TO DO
Restate exactly the lines of the entries below, beginning with the first and ending with the line that holds "s_right_v = [-0.93, 0.35, 0.0, 0.0]". Pictures are not copied.

((

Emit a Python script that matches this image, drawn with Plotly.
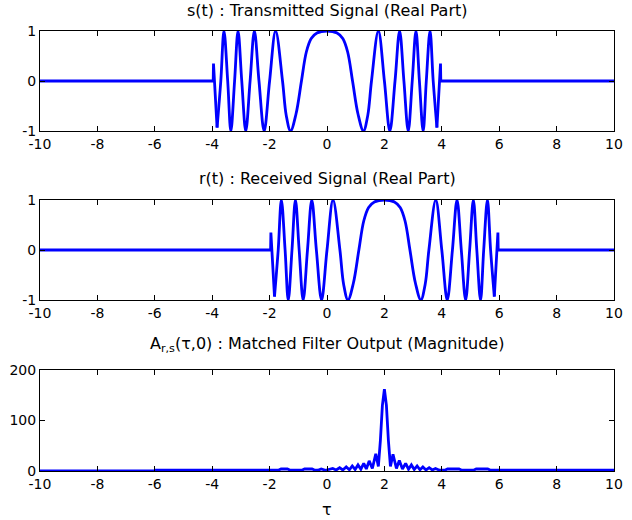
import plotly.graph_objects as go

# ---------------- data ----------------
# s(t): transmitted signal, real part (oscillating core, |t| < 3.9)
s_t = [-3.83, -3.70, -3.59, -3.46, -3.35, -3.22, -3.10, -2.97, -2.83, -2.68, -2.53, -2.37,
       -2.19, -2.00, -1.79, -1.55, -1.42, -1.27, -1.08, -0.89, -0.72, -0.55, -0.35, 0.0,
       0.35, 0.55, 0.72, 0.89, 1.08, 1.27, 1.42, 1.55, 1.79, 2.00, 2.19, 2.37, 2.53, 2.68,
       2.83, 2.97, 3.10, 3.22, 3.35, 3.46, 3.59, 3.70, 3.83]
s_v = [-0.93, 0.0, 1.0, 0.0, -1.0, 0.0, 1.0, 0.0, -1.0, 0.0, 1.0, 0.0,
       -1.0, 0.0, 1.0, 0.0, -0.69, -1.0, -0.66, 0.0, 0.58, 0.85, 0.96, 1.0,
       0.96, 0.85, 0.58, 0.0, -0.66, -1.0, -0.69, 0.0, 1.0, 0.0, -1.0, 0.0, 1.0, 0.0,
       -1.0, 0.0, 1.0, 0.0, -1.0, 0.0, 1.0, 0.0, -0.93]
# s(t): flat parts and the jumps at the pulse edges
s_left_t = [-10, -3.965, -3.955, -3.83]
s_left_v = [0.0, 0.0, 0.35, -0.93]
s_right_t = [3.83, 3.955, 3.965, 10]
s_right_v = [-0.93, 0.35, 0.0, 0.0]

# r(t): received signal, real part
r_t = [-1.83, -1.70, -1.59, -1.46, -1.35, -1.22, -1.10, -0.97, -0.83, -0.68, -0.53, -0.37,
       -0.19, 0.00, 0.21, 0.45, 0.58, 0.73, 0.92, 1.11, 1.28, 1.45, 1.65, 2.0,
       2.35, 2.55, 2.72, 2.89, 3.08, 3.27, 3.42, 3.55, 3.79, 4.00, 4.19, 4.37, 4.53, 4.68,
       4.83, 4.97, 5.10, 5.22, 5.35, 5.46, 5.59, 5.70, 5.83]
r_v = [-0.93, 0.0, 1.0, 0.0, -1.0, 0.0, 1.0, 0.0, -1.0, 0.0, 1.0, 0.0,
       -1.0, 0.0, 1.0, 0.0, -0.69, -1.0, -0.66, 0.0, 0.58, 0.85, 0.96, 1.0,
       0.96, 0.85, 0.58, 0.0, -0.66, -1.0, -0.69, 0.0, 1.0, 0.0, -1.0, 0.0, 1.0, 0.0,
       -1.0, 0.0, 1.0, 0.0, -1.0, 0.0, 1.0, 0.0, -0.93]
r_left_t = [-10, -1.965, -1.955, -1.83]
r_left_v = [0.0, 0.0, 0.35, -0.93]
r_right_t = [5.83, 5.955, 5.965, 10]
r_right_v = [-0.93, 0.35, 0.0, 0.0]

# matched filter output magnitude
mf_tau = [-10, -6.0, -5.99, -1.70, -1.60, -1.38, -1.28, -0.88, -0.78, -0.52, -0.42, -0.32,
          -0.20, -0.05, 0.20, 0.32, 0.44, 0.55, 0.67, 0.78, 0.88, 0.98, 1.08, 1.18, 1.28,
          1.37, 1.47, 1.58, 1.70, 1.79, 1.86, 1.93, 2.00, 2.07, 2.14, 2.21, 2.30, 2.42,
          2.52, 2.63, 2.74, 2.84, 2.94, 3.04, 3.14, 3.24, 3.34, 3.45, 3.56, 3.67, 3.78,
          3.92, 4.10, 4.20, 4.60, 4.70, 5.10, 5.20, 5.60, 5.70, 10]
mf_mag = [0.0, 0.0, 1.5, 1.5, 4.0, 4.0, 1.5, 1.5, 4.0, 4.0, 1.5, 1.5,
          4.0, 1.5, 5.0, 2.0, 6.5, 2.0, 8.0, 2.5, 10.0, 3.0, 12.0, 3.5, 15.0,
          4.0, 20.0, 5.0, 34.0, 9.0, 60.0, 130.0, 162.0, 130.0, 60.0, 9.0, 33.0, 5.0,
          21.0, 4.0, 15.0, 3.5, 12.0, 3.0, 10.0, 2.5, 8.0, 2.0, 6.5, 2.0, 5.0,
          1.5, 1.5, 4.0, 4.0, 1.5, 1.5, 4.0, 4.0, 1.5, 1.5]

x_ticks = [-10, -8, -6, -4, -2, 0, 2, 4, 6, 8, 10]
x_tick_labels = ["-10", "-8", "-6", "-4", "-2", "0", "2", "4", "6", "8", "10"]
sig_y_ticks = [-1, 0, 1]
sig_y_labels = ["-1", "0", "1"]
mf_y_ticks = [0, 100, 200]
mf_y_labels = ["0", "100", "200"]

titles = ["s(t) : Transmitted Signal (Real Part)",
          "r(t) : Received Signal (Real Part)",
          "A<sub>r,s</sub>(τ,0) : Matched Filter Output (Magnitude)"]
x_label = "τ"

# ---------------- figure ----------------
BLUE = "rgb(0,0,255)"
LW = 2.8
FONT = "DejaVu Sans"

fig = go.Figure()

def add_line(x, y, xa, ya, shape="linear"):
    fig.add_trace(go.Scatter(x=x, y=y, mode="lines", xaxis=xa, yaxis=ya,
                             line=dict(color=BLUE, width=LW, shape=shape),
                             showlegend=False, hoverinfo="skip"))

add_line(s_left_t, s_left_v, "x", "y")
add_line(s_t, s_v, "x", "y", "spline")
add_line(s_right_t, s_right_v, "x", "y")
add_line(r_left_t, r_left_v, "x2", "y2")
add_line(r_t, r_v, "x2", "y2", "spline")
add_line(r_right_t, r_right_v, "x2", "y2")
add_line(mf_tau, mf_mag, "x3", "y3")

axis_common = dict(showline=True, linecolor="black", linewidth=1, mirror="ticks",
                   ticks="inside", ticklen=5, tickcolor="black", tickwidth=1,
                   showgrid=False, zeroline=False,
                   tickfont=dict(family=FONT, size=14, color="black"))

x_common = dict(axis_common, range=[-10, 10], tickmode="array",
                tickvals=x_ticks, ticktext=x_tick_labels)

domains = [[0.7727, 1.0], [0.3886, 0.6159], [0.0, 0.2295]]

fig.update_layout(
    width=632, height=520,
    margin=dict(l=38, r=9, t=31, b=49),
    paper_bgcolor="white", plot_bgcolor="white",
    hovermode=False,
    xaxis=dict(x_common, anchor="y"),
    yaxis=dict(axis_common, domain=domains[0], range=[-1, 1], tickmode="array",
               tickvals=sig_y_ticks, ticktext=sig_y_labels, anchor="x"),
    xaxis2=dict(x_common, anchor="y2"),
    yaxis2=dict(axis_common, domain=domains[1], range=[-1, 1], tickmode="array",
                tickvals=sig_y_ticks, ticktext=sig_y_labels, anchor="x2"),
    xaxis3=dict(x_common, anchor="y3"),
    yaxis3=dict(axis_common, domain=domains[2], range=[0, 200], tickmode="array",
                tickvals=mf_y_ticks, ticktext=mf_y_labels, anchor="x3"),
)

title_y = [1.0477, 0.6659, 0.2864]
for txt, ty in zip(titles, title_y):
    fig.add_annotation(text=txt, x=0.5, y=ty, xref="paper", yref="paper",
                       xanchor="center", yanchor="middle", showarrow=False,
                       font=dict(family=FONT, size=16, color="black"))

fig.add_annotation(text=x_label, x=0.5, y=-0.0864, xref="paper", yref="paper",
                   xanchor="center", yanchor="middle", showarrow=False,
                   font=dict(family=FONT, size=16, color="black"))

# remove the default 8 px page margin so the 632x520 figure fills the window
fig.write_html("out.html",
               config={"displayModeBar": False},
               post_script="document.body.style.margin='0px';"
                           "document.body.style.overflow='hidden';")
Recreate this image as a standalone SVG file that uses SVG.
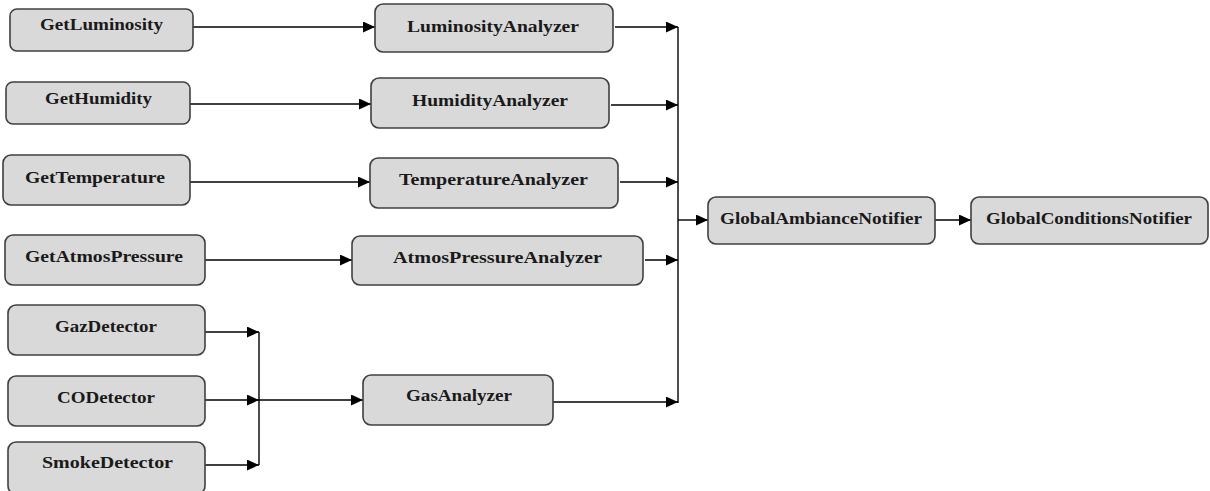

))

RESULT BELOW
Emit a Python script that matches this image, drawn with Plotly.
import plotly.graph_objects as go

# ---------------- data ----------------
# s(t): transmitted signal, real part (oscillating core, |t| < 3.9)
s_t = [-3.83, -3.70, -3.59, -3.46, -3.35, -3.22, -3.10, -2.97, -2.83, -2.68, -2.53, -2.37,
       -2.19, -2.00, -1.79, -1.55, -1.42, -1.27, -1.08, -0.89, -0.72, -0.55, -0.35, 0.0,
       0.35, 0.55, 0.72, 0.89, 1.08, 1.27, 1.42, 1.55, 1.79, 2.00, 2.19, 2.37, 2.53, 2.68,
       2.83, 2.97, 3.10, 3.22, 3.35, 3.46, 3.59, 3.70, 3.83]
s_v = [-0.93, 0.0, 1.0, 0.0, -1.0, 0.0, 1.0, 0.0, -1.0, 0.0, 1.0, 0.0,
       -1.0, 0.0, 1.0, 0.0, -0.69, -1.0, -0.66, 0.0, 0.58, 0.85, 0.96, 1.0,
       0.96, 0.85, 0.58, 0.0, -0.66, -1.0, -0.69, 0.0, 1.0, 0.0, -1.0, 0.0, 1.0, 0.0,
       -1.0, 0.0, 1.0, 0.0, -1.0, 0.0, 1.0, 0.0, -0.93]
# s(t): flat parts and the jumps at the pulse edges
s_left_t = [-10, -3.965, -3.955, -3.83]
s_left_v = [0.0, 0.0, 0.35, -0.93]
s_right_t = [3.83, 3.955, 3.965, 10]
s_right_v = [-0.93, 0.35, 0.0, 0.0]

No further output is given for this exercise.